Sont admises, en cours d’instruction, les modifications qui ne changent pas la nature du projet initial. A contrario, lorsque les modifications entrainent un changement de la nature du projet, l’auteur doit déposer une nouvelle demande dès lors qu’il s’agit d’un nouveau projet. C’est à l’occasion d’une décision bienvenue en date du 1er décembre 2023 que, dans le silence des textes, le Conseil d’État précise le régime des modifications spontanées d’un projet en encadrant le dépôt de nouvelles pièces durant la phase d’instruction de la demande d’autorisation d’urbanisme.
Dans la présente affaire, une société civile de construction vente (SCCV) sollicite un permis de construire deux immeubles à usage d’habitation, puis adresse, au cours de l’instruction de sa demande de permis, de nouvelles pièces modifiant l’implantation d’un ouvrage d’art et l’insertion paysagère d’un parc de stationnement. La société saisit le juge administratif d’un recours pour excès de pouvoir contre l’arrêté de refus pris après expiration du délai initial d’instruction et contre la décision de rejet de son recours gracieux formé auprès du maire. Le Tribunal administratif annule ces deux décisions. Alors que la Cour administrative d’appel de Marseille confirme ce jugement, la commune exerce un pourvoi en cassation devant le Conseil d’État qui invalide l’arrêt d’appel.
La Haute juridiction pose deux principes.

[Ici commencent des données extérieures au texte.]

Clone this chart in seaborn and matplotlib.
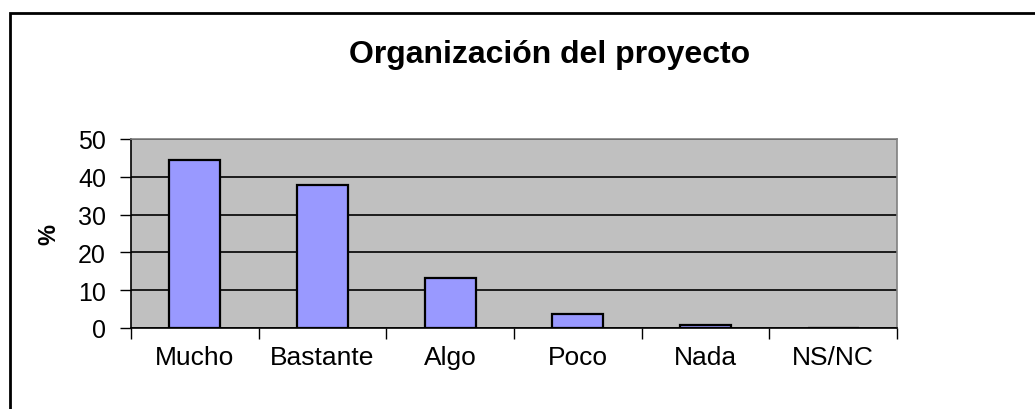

Tout d’abord, elle consacre officiellement le droit pour le pétitionnaire d’une autorisation d’urbanisme de faire évoluer spontanément son projet pendant sa phase d’instruction. En pratique, le porteur de projet qui entend apporter des modifications à son projet adresse à l’autorité compétente une demande en ce sens accompagnée de nouvelles pièces à intégrer au dossier afin que l’autorisation porte sur le projet ainsi modifié.
Cette possibilité est encadrée par deux conditions. L’une temporelle, la demande de modification et la transmission des pièces modificatives doivent être effectuées en amont de la décision de l’autorité instructrice, que celle-ci soit expresse ou tacite. L’autre matérielle, la modification ne doit pas changer la nature du projet.
Ensuite, les conseillers posent le principe selon lequel les modifications qui ne changent pas la nature du projet initial sont sans impact sur la date de délivrance d’un permis de construire tacite. Étant précisé, que par exception « la relance d’un délai d’instruction de droit commun est possible lorsque du fait de l’objet de ces modifications, de leur importance ou de la date à laquelle elles sont présentées, leur examen ne peut être mené à bien dans le délai d’instruction compte tenu notamment des nouvelles vérifications ou consultations qu’elles impliquent ». Un nouveau délai d’instruction de droit commun commence alors à courir à la date de réception des pièces modificatives. Le cas échéant, l’administration doit informer le pétitionnaire de la date à compter de laquelle, à défaut de décision expresse, la demande modifiée sera réputée acceptée. Cette information se fait par tout moyen avant la date à laquelle serait normalement intervenue une décision tacite. Classiquement, il revient à l’administration d’indiquer au pétitionnaire, dans le délai d’un mois prévu par l’article R* 423-38 du Code de l’urbanisme, les pièces manquantes nécessaires à l’examen de la nouvelle demande.
En l’espèce, les juges du fond avaient considéré que l’envoi par le pétitionnaire de pièces modificatives était sans influence sur la date de naissance d’un permis tacite. Sur ce point, la solution est censurée pour erreur de droit dans la mesure où il appartenait au service instructeur de rechercher si les pièces « pouvaient être prises en compte dans le délai qui lui était imparti pour se prononcer sur la demande initiale ou, à défaut, d’informer le pétitionnaire qu’elles avaient pour effet d’ouvrir un nouveau délai d’instruction de la demande ainsi modifiée ».
Notons que cette décision – qui souligne le large pouvoir d’appréciation dont dispose l’autorité compétente pour évaluer si les évolutions apportées au projet induisent ou non une relance du délai d’instruction – s’inscrit dans la continuité des principes récemment posés par le Conseil d’État s’agissant du recours au permis de régularisation (Avis du 2 octobre 2020, n°438318) et du recours au permis modificatif (CE 26 juillet 2022, n°437765) dès lors que les évolutions d’un projet initial ne doivent pas conduire à un bouleversement de son économie générale ou un bouleversement qui changerait sa nature, que le projet initial soit encore en phase d’instruction, qu’il ait été autorisé ou qu’il fasse l’objet d’un contentieux.